Not coincidentally, the entire thing is read in a robotic, synthesized voice. Clearly, this is referring to the "deadening," entrapping effects of the lifestyle in question.

Wikipedia describes this as follows:

"Fitter Happier" is a short musique concrète track that consists of sampled musical and background sound and spoken-word lyrics recited by a synthesised voice from the Macintosh SimpleText application. The voice belongs to "Fred", a synthesised voice included with Macintosh computers. Yorke wrote the lyrics "in ten minutes" after a period of writer's block while the rest of the band were playing. He described the words as a checklist of slogans for the 1990s, and he considered the lyrics "the most upsetting thing I've ever written", and said it was "liberating" to give the words to a neutral-sounding computer voice. Among the samples in the background is an audio loop from the 1975 film Three Days of the Condor. The band considered using "Fitter Happier" as the album's opening track, but decided the effect was off-putting.

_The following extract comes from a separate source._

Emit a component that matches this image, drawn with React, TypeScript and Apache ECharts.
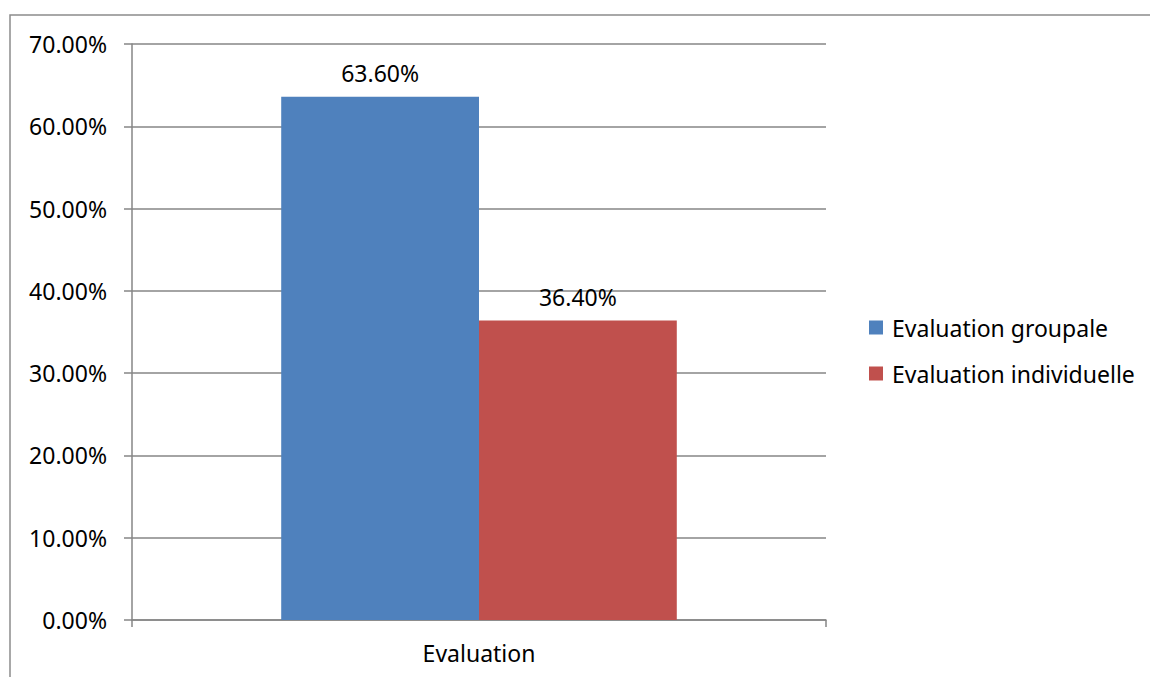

Steve Lowe called the song "penetrating surgery on pseudo-meaningful corporations' lifestyles" with "a repugnance for prevailing yuppified social values". Among the loosely connected imagery of the lyrics, Footman identified the song's subject as "the materially comfortable, morally empty embodiment of modern, Western humanity, half-salaryman, half-Stepford Wife, destined for the metaphorical farrowing crate, propped up on Prozac, Viagra and anything else his insurance plan can cover." Sam Steele called the lyrics "a stream of received imagery: scraps of media information, interspersed with lifestyle ad slogans and private prayers for a healthier existence. It is the hum of a world buzzing with words, one of the messages seeming to be that we live in such a synthetic universe we have grown unable to detect reality from artifice."

Is this song comparable to "Hotel California" in a way - you can check out any time you like, but you can never leave ("No chance of escape")? Or am I missing the point?